··· Records for this exercise ···

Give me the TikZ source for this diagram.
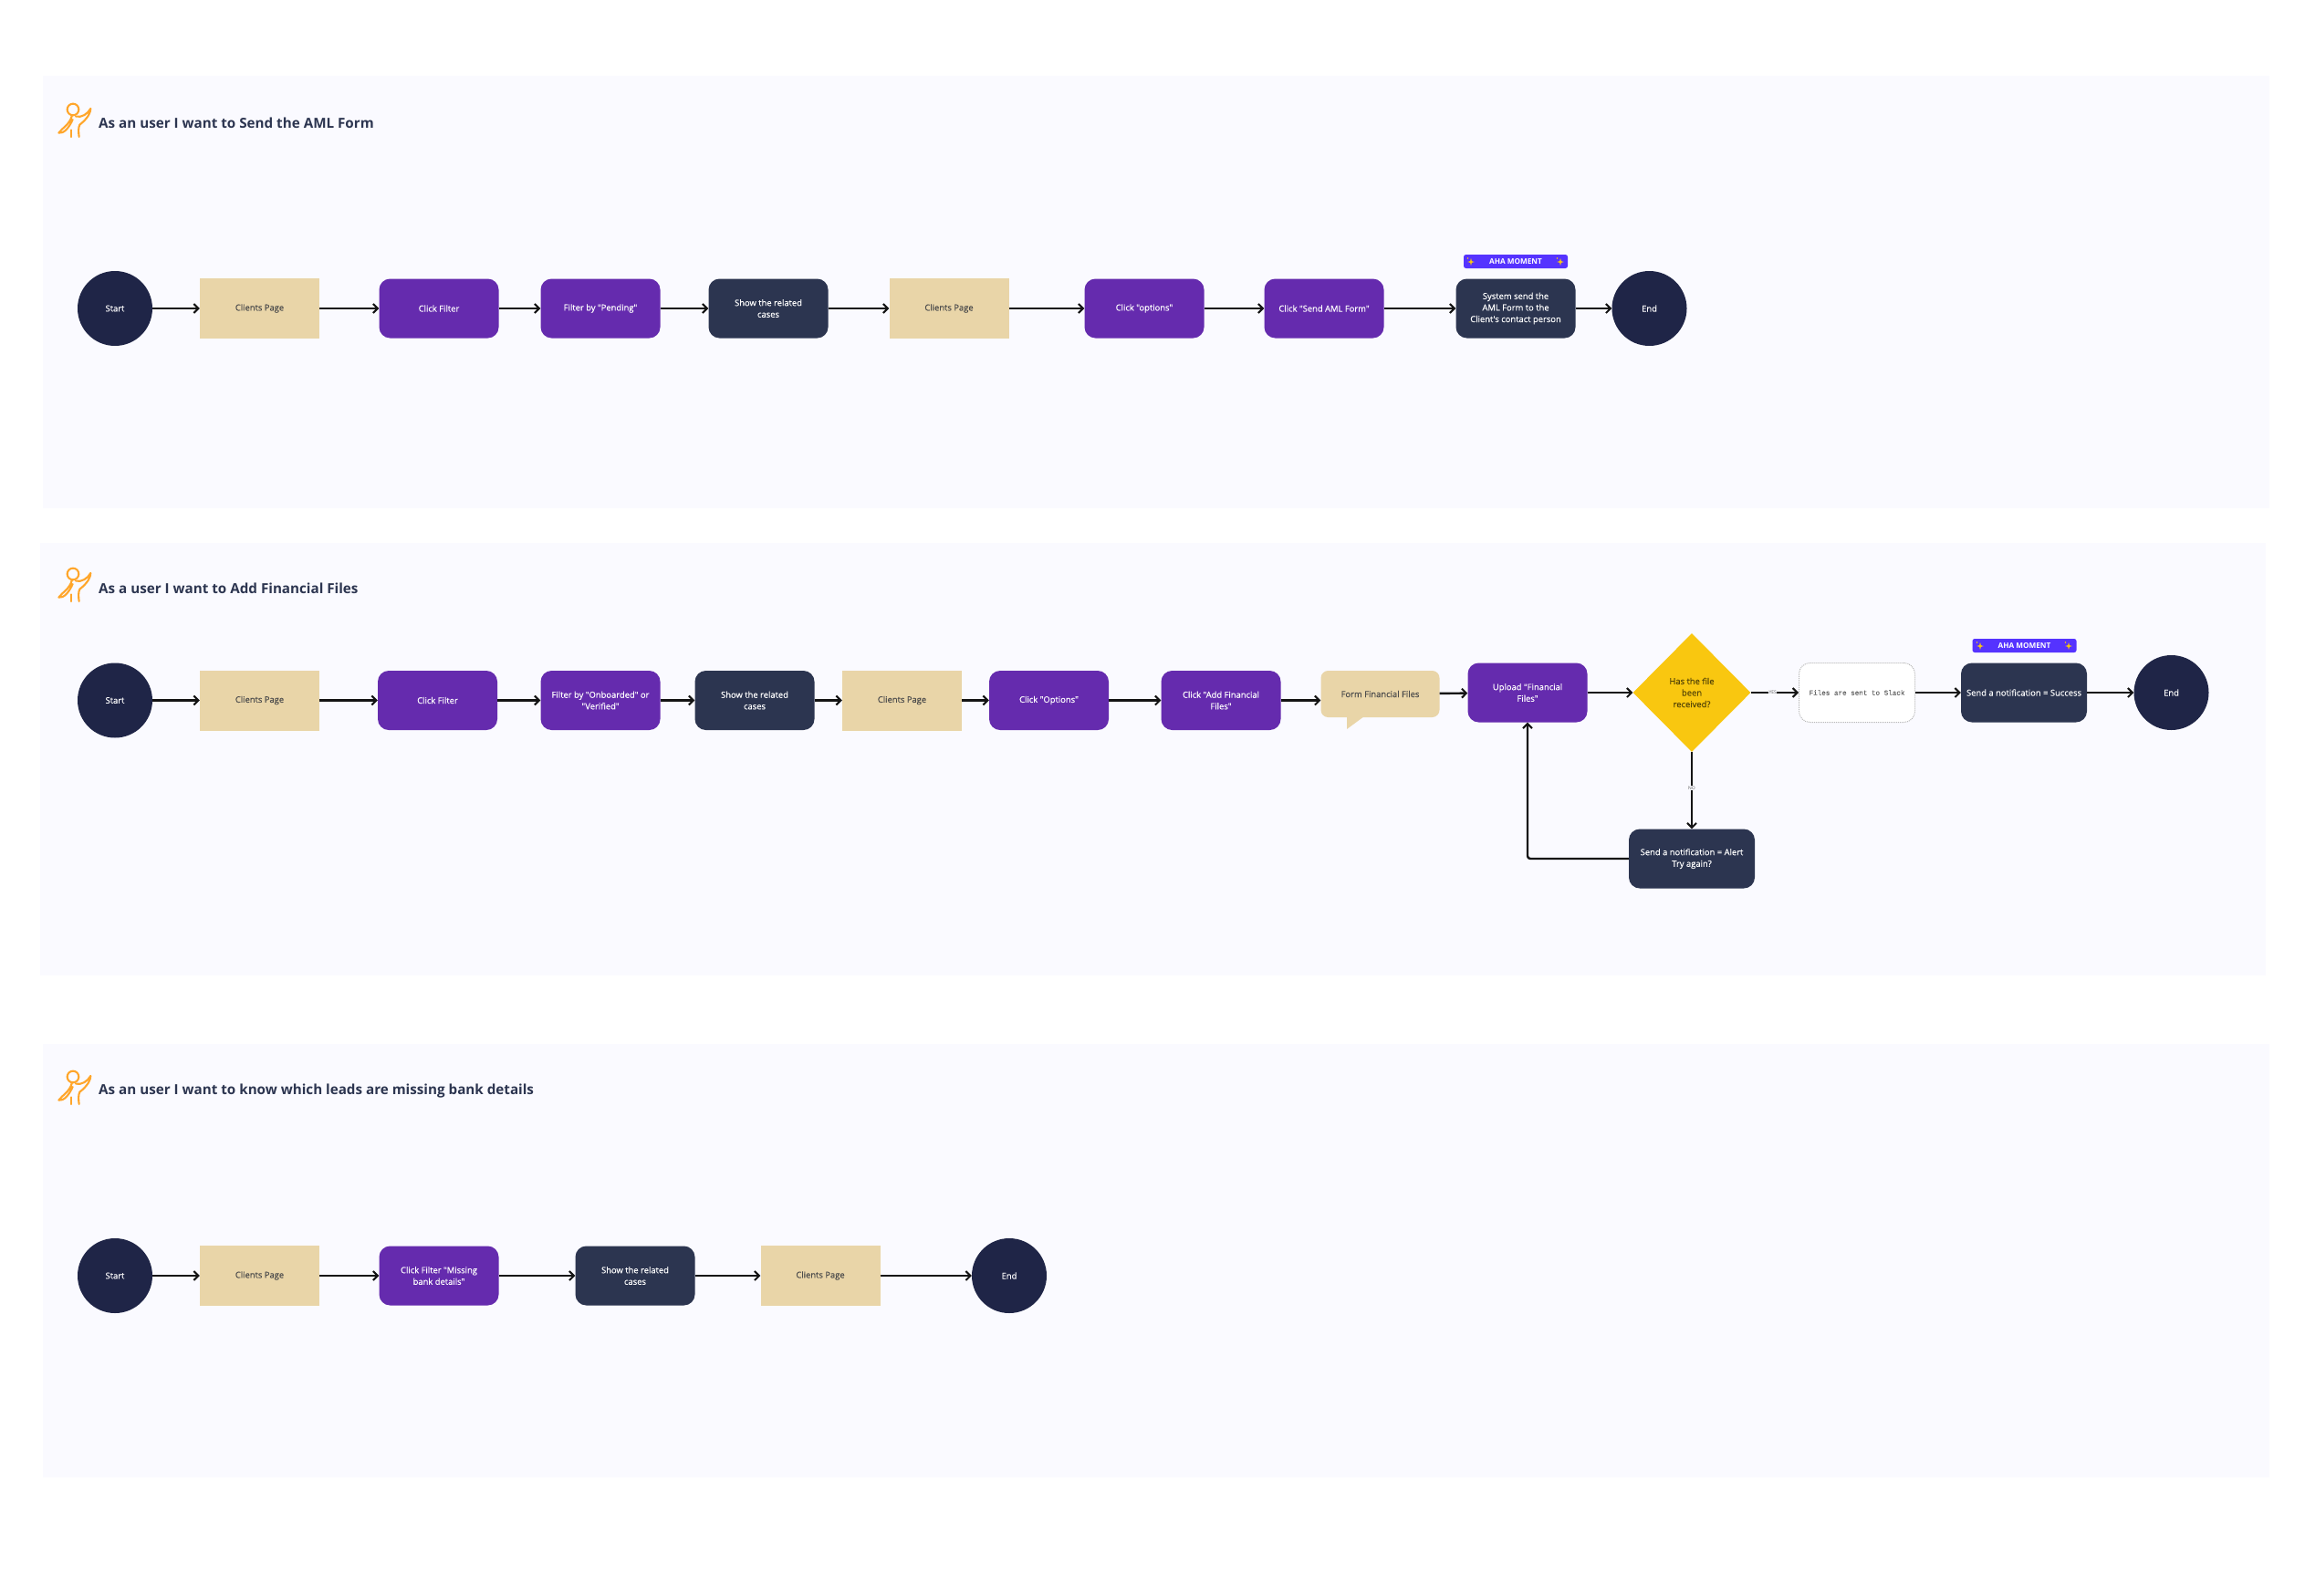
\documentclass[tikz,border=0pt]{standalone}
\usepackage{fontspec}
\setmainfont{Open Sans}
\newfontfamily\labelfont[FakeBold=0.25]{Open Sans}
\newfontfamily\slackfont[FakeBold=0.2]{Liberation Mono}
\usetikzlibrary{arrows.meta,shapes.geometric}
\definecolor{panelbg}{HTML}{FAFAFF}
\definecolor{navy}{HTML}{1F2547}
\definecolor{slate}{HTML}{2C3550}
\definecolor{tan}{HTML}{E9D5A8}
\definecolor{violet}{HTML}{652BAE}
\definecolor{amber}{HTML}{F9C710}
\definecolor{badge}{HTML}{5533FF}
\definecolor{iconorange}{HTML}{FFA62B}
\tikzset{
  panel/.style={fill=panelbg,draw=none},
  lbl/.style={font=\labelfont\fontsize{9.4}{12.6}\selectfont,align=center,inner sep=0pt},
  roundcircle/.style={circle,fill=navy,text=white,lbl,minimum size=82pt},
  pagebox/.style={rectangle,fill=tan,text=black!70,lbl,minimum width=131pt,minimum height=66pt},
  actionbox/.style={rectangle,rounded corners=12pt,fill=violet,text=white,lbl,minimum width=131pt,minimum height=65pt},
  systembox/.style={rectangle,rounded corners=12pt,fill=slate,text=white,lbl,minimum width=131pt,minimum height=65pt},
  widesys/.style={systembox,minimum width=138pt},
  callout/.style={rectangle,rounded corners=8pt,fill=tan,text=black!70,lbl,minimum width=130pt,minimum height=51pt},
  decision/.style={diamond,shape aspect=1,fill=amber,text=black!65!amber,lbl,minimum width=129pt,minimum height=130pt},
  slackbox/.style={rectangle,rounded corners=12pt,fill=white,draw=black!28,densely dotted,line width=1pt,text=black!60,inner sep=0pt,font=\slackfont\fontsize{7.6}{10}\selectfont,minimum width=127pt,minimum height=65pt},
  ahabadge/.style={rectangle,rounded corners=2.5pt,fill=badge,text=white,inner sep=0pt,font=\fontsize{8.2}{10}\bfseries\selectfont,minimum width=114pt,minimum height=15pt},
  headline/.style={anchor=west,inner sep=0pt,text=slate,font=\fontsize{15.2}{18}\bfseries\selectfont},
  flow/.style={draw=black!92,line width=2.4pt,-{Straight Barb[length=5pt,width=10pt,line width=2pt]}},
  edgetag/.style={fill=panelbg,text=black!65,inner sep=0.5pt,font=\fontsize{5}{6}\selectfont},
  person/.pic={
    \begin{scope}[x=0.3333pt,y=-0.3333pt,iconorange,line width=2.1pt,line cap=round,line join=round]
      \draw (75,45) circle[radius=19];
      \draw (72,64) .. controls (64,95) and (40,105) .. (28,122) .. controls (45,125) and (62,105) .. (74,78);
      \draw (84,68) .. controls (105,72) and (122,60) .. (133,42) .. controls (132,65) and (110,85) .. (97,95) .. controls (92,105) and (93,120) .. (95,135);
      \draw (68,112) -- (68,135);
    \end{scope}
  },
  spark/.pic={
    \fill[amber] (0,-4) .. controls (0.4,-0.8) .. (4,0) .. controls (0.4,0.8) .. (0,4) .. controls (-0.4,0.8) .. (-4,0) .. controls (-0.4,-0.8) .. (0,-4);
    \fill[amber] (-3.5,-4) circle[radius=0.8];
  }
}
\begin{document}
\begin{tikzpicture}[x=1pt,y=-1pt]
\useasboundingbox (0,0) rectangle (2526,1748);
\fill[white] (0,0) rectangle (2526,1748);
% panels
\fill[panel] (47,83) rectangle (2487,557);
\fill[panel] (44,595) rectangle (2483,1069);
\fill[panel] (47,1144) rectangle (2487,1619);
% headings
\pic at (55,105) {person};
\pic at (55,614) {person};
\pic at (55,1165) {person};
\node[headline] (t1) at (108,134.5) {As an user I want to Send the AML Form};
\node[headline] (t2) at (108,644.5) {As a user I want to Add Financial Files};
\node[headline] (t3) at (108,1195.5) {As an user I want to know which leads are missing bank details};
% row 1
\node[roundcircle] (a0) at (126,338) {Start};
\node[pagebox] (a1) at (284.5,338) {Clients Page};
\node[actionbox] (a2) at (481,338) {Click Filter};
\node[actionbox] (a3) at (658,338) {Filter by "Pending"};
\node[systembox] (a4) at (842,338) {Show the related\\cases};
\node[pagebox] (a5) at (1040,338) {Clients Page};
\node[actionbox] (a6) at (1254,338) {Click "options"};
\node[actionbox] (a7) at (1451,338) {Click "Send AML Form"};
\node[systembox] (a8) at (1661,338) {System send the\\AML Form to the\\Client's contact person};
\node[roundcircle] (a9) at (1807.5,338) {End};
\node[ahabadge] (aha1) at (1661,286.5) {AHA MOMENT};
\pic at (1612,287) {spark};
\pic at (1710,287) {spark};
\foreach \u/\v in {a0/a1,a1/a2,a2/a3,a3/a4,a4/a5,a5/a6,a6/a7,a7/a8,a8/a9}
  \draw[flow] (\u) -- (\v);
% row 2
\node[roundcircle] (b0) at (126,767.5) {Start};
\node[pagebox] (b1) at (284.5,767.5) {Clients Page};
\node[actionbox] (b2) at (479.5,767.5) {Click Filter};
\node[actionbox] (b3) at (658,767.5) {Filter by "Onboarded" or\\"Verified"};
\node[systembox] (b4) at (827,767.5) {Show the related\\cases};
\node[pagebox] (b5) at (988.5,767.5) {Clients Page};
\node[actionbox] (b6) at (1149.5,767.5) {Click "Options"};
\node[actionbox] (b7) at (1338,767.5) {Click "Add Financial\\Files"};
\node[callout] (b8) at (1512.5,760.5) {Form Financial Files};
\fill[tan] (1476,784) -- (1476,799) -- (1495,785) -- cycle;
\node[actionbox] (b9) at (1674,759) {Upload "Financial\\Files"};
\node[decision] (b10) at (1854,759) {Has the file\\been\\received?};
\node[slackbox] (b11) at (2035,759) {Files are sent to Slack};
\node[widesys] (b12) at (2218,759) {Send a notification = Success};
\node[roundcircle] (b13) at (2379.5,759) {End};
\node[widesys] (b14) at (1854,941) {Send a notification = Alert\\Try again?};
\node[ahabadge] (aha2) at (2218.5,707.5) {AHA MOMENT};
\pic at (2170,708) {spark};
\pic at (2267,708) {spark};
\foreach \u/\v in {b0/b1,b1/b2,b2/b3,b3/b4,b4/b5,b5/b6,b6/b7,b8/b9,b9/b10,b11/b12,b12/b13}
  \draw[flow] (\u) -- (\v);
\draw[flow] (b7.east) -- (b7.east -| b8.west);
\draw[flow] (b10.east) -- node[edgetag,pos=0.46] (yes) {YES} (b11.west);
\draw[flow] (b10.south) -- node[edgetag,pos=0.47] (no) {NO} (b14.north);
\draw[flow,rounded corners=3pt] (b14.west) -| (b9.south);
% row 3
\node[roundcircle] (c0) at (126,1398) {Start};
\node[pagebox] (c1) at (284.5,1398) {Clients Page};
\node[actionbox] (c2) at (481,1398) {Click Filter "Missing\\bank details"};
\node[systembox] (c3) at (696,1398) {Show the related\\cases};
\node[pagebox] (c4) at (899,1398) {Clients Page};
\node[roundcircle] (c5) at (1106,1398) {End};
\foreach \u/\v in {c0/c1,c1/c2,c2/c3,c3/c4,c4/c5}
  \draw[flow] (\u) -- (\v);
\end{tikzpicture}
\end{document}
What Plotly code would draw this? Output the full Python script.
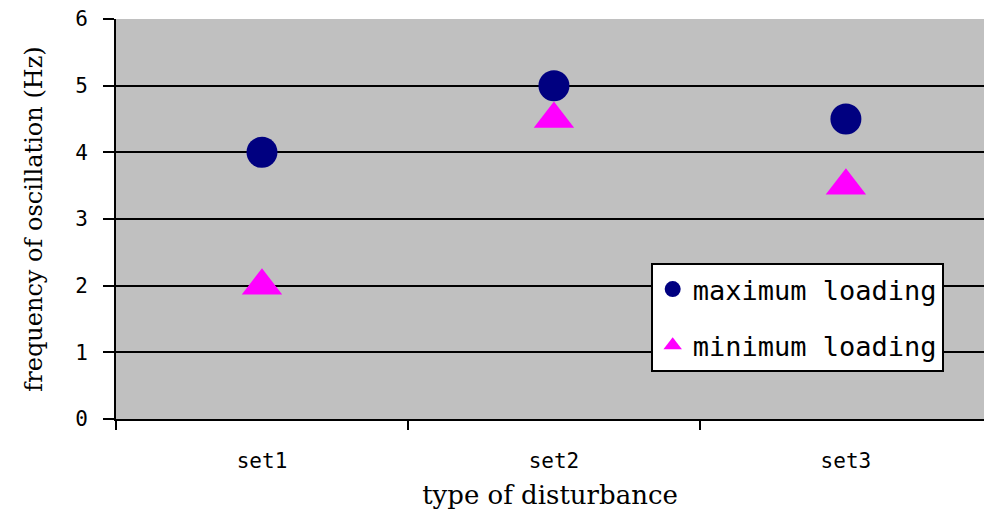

···

The problem — From the listing above, print every entry precisely and drop the pictures.

The solution —
Give me the TikZ source for this diagram.
\documentclass[tikz,border=0pt]{standalone}
\usepackage{fontspec}
\setmainfont{Open Sans}
\newfontfamily\labelfont[FakeBold=0.25]{Open Sans}
\newfontfamily\slackfont[FakeBold=0.2]{Liberation Mono}
\usetikzlibrary{arrows.meta,shapes.geometric}
\definecolor{panelbg}{HTML}{FAFAFF}
\definecolor{navy}{HTML}{1F2547}
\definecolor{slate}{HTML}{2C3550}
\definecolor{tan}{HTML}{E9D5A8}
\definecolor{violet}{HTML}{652BAE}
\definecolor{amber}{HTML}{F9C710}
\definecolor{badge}{HTML}{5533FF}
\definecolor{iconorange}{HTML}{FFA62B}
\tikzset{
  panel/.style={fill=panelbg,draw=none},
  lbl/.style={font=\labelfont\fontsize{9.4}{12.6}\selectfont,align=center,inner sep=0pt},
  roundcircle/.style={circle,fill=navy,text=white,lbl,minimum size=82pt},
  pagebox/.style={rectangle,fill=tan,text=black!70,lbl,minimum width=131pt,minimum height=66pt},
  actionbox/.style={rectangle,rounded corners=12pt,fill=violet,text=white,lbl,minimum width=131pt,minimum height=65pt},
  systembox/.style={rectangle,rounded corners=12pt,fill=slate,text=white,lbl,minimum width=131pt,minimum height=65pt},
  widesys/.style={systembox,minimum width=138pt},
  callout/.style={rectangle,rounded corners=8pt,fill=tan,text=black!70,lbl,minimum width=130pt,minimum height=51pt},
  decision/.style={diamond,shape aspect=1,fill=amber,text=black!65!amber,lbl,minimum width=129pt,minimum height=130pt},
  slackbox/.style={rectangle,rounded corners=12pt,fill=white,draw=black!28,densely dotted,line width=1pt,text=black!60,inner sep=0pt,font=\slackfont\fontsize{7.6}{10}\selectfont,minimum width=127pt,minimum height=65pt},
  ahabadge/.style={rectangle,rounded corners=2.5pt,fill=badge,text=white,inner sep=0pt,font=\fontsize{8.2}{10}\bfseries\selectfont,minimum width=114pt,minimum height=15pt},
  headline/.style={anchor=west,inner sep=0pt,text=slate,font=\fontsize{15.2}{18}\bfseries\selectfont},
  flow/.style={draw=black!92,line width=2.4pt,-{Straight Barb[length=5pt,width=10pt,line width=2pt]}},
  edgetag/.style={fill=panelbg,text=black!65,inner sep=0.5pt,font=\fontsize{5}{6}\selectfont},
  person/.pic={
    \begin{scope}[x=0.3333pt,y=-0.3333pt,iconorange,line width=2.1pt,line cap=round,line join=round]
      \draw (75,45) circle[radius=19];
      \draw (72,64) .. controls (64,95) and (40,105) .. (28,122) .. controls (45,125) and (62,105) .. (74,78);
      \draw (84,68) .. controls (105,72) and (122,60) .. (133,42) .. controls (132,65) and (110,85) .. (97,95) .. controls (92,105) and (93,120) .. (95,135);
      \draw (68,112) -- (68,135);
    \end{scope}
  },
  spark/.pic={
    \fill[amber] (0,-4) .. controls (0.4,-0.8) .. (4,0) .. controls (0.4,0.8) .. (0,4) .. controls (-0.4,0.8) .. (-4,0) .. controls (-0.4,-0.8) .. (0,-4);
    \fill[amber] (-3.5,-4) circle[radius=0.8];
  }
}
\begin{document}
\begin{tikzpicture}[x=1pt,y=-1pt]
\useasboundingbox (0,0) rectangle (2526,1748);
\fill[white] (0,0) rectangle (2526,1748);
% panels
\fill[panel] (47,83) rectangle (2487,557);
\fill[panel] (44,595) rectangle (2483,1069);
\fill[panel] (47,1144) rectangle (2487,1619);
% headings
\pic at (55,105) {person};
\pic at (55,614) {person};
\pic at (55,1165) {person};
\node[headline] (t1) at (108,134.5) {As an user I want to Send the AML Form};
\node[headline] (t2) at (108,644.5) {As a user I want to Add Financial Files};
\node[headline] (t3) at (108,1195.5) {As an user I want to know which leads are missing bank details};
% row 1
\node[roundcircle] (a0) at (126,338) {Start};
\node[pagebox] (a1) at (284.5,338) {Clients Page};
\node[actionbox] (a2) at (481,338) {Click Filter};
\node[actionbox] (a3) at (658,338) {Filter by "Pending"};
\node[systembox] (a4) at (842,338) {Show the related\\cases};
\node[pagebox] (a5) at (1040,338) {Clients Page};
\node[actionbox] (a6) at (1254,338) {Click "options"};
\node[actionbox] (a7) at (1451,338) {Click "Send AML Form"};
\node[systembox] (a8) at (1661,338) {System send the\\AML Form to the\\Client's contact person};
\node[roundcircle] (a9) at (1807.5,338) {End};
\node[ahabadge] (aha1) at (1661,286.5) {AHA MOMENT};
\pic at (1612,287) {spark};
\pic at (1710,287) {spark};
\foreach \u/\v in {a0/a1,a1/a2,a2/a3,a3/a4,a4/a5,a5/a6,a6/a7,a7/a8,a8/a9}
  \draw[flow] (\u) -- (\v);
% row 2
\node[roundcircle] (b0) at (126,767.5) {Start};
\node[pagebox] (b1) at (284.5,767.5) {Clients Page};
\node[actionbox] (b2) at (479.5,767.5) {Click Filter};
\node[actionbox] (b3) at (658,767.5) {Filter by "Onboarded" or\\"Verified"};
\node[systembox] (b4) at (827,767.5) {Show the related\\cases};
\node[pagebox] (b5) at (988.5,767.5) {Clients Page};
\node[actionbox] (b6) at (1149.5,767.5) {Click "Options"};
\node[actionbox] (b7) at (1338,767.5) {Click "Add Financial\\Files"};
\node[callout] (b8) at (1512.5,760.5) {Form Financial Files};
\fill[tan] (1476,784) -- (1476,799) -- (1495,785) -- cycle;
\node[actionbox] (b9) at (1674,759) {Upload "Financial\\Files"};
\node[decision] (b10) at (1854,759) {Has the file\\been\\received?};
\node[slackbox] (b11) at (2035,759) {Files are sent to Slack};
\node[widesys] (b12) at (2218,759) {Send a notification = Success};
\node[roundcircle] (b13) at (2379.5,759) {End};
\node[widesys] (b14) at (1854,941) {Send a notification = Alert\\Try again?};
\node[ahabadge] (aha2) at (2218.5,707.5) {AHA MOMENT};
\pic at (2170,708) {spark};
\pic at (2267,708) {spark};
\foreach \u/\v in {b0/b1,b1/b2,b2/b3,b3/b4,b4/b5,b5/b6,b6/b7,b8/b9,b9/b10,b11/b12,b12/b13}
  \draw[flow] (\u) -- (\v);
\draw[flow] (b7.east) -- (b7.east -| b8.west);
\draw[flow] (b10.east) -- node[edgetag,pos=0.46] (yes) {YES} (b11.west);
\draw[flow] (b10.south) -- node[edgetag,pos=0.47] (no) {NO} (b14.north);
\draw[flow,rounded corners=3pt] (b14.west) -| (b9.south);
% row 3
\node[roundcircle] (c0) at (126,1398) {Start};
\node[pagebox] (c1) at (284.5,1398) {Clients Page};
\node[actionbox] (c2) at (481,1398) {Click Filter "Missing\\bank details"};
\node[systembox] (c3) at (696,1398) {Show the related\\cases};
\node[pagebox] (c4) at (899,1398) {Clients Page};
\node[roundcircle] (c5) at (1106,1398) {End};
\foreach \u/\v in {c0/c1,c1/c2,c2/c3,c3/c4,c4/c5}
  \draw[flow] (\u) -- (\v);
\end{tikzpicture}
\end{document}
What Plotly code would draw this? Output the full Python script.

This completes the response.